Each neighborhood in Naples has a favorite pizzeria, and he sent us to Sorbillo, a neighborhood place only five minutes away, where we had delicious pies.
I’m told there are numerous neighborhoods in Naples. Obviously, I need to pay the city another visit.
Explore the Old German River Towns
With the rise in popularity of river cruises many old German river towns along the Rhine, Mosel, Danube and other waterways have re-emerged as important ports. Today they cater to boatloads of travelers rather than barges laden with goods, all in all, a wonderful transition.
Since some of these towns are far apart and off the beaten track, many travelers would have difficulty visiting them on their own. The best way to visit them is on a river cruise.

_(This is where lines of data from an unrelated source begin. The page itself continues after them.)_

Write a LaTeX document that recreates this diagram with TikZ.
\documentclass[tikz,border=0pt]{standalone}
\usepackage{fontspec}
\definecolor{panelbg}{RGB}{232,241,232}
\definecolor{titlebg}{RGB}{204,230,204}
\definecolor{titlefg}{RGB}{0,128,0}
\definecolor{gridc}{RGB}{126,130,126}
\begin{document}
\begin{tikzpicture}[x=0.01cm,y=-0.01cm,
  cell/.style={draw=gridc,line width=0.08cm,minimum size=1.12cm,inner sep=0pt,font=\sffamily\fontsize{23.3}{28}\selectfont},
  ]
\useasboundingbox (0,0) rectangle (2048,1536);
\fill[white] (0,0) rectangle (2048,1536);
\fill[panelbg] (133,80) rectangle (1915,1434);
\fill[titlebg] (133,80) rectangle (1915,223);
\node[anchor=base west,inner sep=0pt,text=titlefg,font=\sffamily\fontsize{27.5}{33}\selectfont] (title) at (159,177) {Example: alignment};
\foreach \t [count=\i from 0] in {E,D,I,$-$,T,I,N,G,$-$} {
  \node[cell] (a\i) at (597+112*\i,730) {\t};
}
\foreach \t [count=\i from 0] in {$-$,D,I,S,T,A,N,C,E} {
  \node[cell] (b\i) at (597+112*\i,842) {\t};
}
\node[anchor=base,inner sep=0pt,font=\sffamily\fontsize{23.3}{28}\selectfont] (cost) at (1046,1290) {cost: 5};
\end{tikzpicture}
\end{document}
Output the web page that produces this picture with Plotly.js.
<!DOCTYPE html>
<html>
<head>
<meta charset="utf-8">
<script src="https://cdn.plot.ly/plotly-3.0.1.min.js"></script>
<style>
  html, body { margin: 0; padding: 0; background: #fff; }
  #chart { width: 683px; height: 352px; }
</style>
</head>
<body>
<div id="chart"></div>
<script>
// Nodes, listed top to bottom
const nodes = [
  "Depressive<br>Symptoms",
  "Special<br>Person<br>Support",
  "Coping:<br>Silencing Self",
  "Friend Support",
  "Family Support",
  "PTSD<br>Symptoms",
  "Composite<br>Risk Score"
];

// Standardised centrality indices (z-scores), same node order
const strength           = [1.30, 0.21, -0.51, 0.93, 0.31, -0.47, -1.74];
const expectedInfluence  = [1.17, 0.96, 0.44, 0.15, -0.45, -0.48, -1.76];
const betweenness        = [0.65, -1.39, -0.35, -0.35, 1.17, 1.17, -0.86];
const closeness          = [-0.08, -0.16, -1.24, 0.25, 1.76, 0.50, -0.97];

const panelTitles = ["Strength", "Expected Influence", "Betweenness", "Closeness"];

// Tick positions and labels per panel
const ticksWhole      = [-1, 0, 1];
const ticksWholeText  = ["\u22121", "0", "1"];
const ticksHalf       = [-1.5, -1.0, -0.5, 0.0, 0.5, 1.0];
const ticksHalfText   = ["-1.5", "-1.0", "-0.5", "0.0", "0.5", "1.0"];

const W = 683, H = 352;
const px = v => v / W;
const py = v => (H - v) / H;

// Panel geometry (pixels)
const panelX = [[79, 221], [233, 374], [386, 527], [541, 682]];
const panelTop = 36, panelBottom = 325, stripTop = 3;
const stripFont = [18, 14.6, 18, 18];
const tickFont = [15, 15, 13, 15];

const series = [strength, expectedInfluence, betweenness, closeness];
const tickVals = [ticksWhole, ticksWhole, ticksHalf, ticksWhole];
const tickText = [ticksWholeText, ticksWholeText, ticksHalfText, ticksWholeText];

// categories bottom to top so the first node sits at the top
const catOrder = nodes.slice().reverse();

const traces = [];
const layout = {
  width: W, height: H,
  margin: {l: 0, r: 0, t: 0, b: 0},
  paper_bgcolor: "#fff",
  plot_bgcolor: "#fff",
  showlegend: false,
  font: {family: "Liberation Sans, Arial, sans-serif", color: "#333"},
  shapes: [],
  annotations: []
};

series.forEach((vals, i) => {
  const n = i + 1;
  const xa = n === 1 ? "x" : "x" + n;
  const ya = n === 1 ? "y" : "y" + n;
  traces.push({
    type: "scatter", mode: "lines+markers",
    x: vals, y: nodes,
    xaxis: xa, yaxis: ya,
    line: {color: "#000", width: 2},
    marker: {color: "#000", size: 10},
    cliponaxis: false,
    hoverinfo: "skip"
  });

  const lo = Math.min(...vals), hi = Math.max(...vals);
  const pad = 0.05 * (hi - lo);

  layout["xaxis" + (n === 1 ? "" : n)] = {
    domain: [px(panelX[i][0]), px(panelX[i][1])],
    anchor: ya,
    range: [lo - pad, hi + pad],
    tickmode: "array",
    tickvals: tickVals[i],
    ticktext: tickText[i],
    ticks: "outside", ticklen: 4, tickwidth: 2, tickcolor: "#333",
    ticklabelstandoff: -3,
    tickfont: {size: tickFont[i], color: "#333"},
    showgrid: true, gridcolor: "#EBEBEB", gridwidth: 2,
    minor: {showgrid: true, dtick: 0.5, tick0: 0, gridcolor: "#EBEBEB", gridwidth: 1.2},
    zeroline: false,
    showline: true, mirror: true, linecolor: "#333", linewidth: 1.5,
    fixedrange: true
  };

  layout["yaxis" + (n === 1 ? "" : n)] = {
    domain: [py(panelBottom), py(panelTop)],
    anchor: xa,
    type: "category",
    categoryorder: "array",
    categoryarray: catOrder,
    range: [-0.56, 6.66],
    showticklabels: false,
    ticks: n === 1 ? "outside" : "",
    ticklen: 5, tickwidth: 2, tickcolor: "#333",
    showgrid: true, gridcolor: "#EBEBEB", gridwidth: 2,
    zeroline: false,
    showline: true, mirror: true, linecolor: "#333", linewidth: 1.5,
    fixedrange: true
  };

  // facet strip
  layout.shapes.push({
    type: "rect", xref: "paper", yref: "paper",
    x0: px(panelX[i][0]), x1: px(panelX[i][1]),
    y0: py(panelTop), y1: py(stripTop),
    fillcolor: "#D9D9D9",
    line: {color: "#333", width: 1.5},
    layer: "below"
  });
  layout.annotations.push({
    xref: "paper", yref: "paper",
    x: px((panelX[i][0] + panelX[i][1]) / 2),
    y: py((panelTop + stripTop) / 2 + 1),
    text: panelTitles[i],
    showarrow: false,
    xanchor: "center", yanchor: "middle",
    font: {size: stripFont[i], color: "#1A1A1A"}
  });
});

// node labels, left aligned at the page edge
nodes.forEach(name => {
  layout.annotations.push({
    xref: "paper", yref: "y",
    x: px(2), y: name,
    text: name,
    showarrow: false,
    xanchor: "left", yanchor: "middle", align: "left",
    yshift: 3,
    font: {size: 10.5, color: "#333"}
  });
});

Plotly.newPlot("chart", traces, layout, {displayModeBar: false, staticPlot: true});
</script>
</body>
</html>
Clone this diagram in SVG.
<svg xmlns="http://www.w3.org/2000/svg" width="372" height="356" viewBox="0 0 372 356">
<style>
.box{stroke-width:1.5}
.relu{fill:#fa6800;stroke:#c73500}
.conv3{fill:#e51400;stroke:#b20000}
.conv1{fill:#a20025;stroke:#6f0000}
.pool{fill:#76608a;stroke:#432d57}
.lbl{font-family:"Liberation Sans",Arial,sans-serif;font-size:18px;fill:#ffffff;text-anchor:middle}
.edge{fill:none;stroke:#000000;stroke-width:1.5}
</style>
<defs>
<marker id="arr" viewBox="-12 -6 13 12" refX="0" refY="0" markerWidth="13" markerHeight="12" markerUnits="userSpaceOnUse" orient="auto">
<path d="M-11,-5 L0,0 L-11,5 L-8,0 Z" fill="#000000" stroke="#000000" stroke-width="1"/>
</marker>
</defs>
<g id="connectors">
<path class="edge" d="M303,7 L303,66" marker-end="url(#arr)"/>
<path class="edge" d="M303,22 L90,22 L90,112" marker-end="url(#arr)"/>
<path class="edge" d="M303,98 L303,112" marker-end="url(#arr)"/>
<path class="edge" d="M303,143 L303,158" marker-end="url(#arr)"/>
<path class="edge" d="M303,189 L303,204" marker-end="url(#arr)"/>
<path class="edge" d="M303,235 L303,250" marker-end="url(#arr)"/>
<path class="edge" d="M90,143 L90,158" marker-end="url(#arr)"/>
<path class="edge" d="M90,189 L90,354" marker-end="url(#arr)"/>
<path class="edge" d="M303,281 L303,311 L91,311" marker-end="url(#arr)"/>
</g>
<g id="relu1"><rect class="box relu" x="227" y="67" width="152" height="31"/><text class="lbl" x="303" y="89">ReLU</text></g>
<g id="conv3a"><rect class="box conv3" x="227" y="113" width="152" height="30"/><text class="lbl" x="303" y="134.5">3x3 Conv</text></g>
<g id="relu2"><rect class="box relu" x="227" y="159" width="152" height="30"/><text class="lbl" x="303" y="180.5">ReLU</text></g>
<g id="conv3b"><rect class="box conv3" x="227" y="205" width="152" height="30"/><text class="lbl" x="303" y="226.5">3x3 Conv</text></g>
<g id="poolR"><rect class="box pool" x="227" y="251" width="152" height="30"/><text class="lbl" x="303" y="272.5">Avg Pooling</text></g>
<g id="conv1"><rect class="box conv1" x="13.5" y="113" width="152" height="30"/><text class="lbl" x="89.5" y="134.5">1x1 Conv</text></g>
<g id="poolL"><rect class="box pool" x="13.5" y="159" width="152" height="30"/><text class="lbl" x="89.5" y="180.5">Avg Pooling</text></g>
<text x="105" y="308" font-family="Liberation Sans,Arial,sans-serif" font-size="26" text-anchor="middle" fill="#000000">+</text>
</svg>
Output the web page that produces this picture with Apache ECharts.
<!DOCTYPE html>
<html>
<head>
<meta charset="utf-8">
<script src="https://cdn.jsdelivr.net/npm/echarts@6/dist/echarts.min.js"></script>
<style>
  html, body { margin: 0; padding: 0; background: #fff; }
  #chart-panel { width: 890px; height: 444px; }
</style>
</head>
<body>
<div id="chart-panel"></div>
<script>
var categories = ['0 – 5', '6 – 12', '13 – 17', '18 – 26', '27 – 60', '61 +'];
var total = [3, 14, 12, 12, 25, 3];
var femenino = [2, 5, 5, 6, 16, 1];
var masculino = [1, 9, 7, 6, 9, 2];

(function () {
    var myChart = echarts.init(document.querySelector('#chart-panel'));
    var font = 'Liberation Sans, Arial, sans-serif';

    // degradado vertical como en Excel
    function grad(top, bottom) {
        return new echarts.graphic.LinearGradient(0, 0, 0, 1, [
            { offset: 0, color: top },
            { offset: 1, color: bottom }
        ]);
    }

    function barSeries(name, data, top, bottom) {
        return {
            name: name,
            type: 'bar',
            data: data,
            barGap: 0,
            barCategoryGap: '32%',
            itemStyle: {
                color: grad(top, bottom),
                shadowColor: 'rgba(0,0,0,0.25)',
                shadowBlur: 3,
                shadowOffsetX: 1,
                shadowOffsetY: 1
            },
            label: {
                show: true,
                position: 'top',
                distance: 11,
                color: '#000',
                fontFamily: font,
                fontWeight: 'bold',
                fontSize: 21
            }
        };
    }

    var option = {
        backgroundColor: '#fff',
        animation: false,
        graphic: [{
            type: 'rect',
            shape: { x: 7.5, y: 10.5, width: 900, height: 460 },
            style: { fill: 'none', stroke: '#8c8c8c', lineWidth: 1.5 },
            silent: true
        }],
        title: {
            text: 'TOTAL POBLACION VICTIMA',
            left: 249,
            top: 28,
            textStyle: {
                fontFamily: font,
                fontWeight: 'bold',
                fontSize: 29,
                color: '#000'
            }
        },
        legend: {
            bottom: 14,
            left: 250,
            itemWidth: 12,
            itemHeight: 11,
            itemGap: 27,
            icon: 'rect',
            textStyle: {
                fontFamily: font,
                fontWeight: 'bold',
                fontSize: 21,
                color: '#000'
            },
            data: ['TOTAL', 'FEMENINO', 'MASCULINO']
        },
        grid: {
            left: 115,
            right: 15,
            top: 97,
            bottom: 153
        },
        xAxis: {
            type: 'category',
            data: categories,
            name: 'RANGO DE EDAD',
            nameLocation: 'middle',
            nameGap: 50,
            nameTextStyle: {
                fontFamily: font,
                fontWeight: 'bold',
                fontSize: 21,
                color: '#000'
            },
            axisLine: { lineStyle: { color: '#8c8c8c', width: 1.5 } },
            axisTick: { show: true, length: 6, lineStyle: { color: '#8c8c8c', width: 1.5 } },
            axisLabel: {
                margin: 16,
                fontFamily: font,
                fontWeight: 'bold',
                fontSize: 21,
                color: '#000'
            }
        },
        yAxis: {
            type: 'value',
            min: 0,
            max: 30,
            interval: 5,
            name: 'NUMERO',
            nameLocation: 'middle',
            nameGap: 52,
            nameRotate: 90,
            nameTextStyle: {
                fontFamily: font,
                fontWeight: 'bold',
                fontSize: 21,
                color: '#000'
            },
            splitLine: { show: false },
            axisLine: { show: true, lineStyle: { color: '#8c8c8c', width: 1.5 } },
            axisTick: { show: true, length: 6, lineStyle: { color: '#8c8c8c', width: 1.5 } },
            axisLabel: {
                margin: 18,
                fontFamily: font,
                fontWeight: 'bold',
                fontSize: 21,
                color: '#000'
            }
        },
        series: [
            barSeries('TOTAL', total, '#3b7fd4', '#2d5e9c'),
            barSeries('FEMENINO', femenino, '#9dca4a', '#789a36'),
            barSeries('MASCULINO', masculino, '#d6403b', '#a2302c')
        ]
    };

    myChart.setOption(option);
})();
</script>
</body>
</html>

I did so on Grand Circle Cruise Lines’ “Great Rivers of Europe,” a two-week odyssey that brought me to many of these historic towns. Each morning we awoke in a different town and had plenty of time to explore both on small group tours with local guides, as well as on our own.
It was a great trip that brought us to a number of towns including, among others, Passau, Bamberg, Heidelberg, Koblenz, Regensburg, and Melk in Austria with its beautiful and historic abbey.
Train Across the Roof of Europe
In Norway take the Bergen Railway from Bergen to Oslo, or vice versa, across Europe’s highest mountain plateaus. It’s one of the highest railways in Europe, and one of the most scenic train rides in the world as you pass through green valleys and then across Europe’s “roof,” the barren yet beautiful Hardangervidda Plateau.
If you start from Oslo Central Station, the 300-mile trip takes approximately seven hours. Most people change trains at Myrdal to take the spectacular Flam Railway to the tiny town of Flam at the end of the Aurlandfjord 2837 feet below. It’s a spectacular one-hour ride through deep ravines and past cascading waterfalls. At Flam you can take the ferry up the fjord to meet a bus and another train to take you on to Bergen.
Spend a Day In Stockholm’s Djurgården
In Stockholm I loved the island of Djurgården, an oasis very close to central part of the city. Royal land since the 15th century, it encompasses beautiful parks and walking paths as well as several of the city’s most well-known museums and attractions.
The most notable, and popular, museum on the island is the Vasa Museum, home to a spectacular 130 ton, 226 foot-long 17th-century warship that sank in Stockholm harbor. There are numerous other museums on the island including the fascination Skansen outdoor museum, the first open-air museum in the world. It’s an incredible place, a large village of about 150 houses, shops and farm buildings gathered from all over Sweden where traditionally dressed interpreters make one feel as if you’ve stepped back in time. It’s all quite fascinating.